Il primo passo lo ha fatto lui, Papa Francesco, che ha letto sui giornali del coraggio mostrato dai portuali di Genova nel rifiutarsi di caricare le armi su navi destinate a paesi in guerra, come in questo momento l’Arabia Saudita, Yemen e Israele. E li ha indicati pubblicamente come esempi da seguire, cioè come eroi civili.
“In un porto, adesso non ricordo bene – ha detto Papa Francesco – è arrivata una nave piena di armi che doveva passare le armi a una nave più grande che doveva andare nello Yemen, e noi sappiamo cosa succede nello Yemen. I lavoratori del porto hanno detto no. Sono stati bravi! E la nave è tornata a casa sua. Un caso, ma ci insegna come si deve andare avanti” perché “la pace oggi è molto debole, molto debole! Ma non dobbiamo scoraggiarci”.
“Buongiorno Santità – hanno scritto i portuali in un messaggio di risposta indirizzato a Francesco – siamo il Collettivo Autonomo Lavoratori Portuali di Genova.
Ci rivolgiamo a Lei, Papa Francesco perché nella lotta contro il traffico di armi che passano per i nostri porti e che erano dirette in Yemen lei ha fatto dichiarazioni importanti che ci hanno fatto sentire nel giusto”
“Quel porto – ricordano i portuali – era Genova e quei lavoratori eravamo noi che insieme a associazioni pacifiste, scout, gruppi e movimenti antimilitaristi e per i diritti umani e con alcune organizzazioni sindacali siamo riusciti a bloccare il traffico di armi per lo Yemen. Pochi giorni fa abbiamo fatto lo stesso per le armi dirette al conflitto israelo palestinese”.
Al Papa i portuali confidano le proprie inquietudini: “Ora succede – spiegano – che quella lotta e quella vittoria contro la guerra, contro i traffici di armi e per salvare vite umane ci si sta ritorcendo contro. La questura di Genova ci sta indagando per associazione a delinquere. Ci creda siamo tutto fuorché delinquenti. Abbiamo organizzato scioperi, blocchi, qualche azione diretta per attirare l’attenzione su quanto stava passando dai nostri porti. Mettendoci la faccia, senza nasconderci, sempre alla luce del sole e prestando attenzione che nessuno si facesse male, con coraggio e ostinazione. Questa lotta ora sta coinvolgendo tanti altri lavoratori portuali italiani e stranieri e per questo stanno cercando di isolarci con condanne gravi che peseranno sulle nostre vite”.
“Abbiamo deciso di rivolgerci a Lei – spiegano i portuali – perché abbiamo bisogno di un altro atto di solidarietà e coraggio da parte Sua per dimostrare che non bisogna aver paura a dire la verità, a lottare per la pace e contro quella che giustamente lei ha definito IPOCRISIA ARMAMENSTISTA.

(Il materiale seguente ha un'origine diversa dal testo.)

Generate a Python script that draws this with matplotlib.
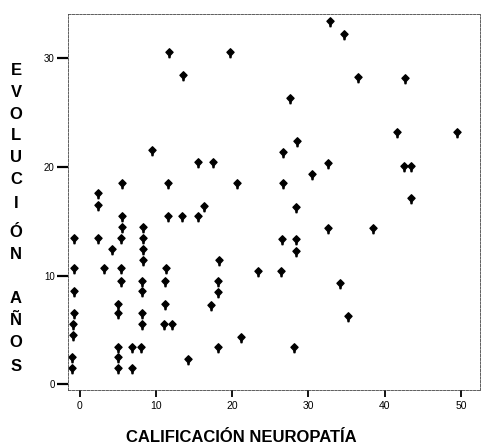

Abbiamo bisogno di sentire nuovamente le sue parole quando ha detto ‘Occorre parlare come fratelli. La fratellanza umana! Fermiamoci ragazzi, fermiamoci perché la cosa è brutta!’
Abbiamo bisogno che questa vicenda che ci vede coinvolti venga archiviata e che certe accuse assurde vengano ritirate”.
“Abbiamo bisogno del suo aiuto e dell’aiuto di tutti per poter continuare da lavoratori portuali a contrastare il traffico di armi“.
“Grazie”, conclude infine il Collettivo Autonomo Lavoratori Portuali.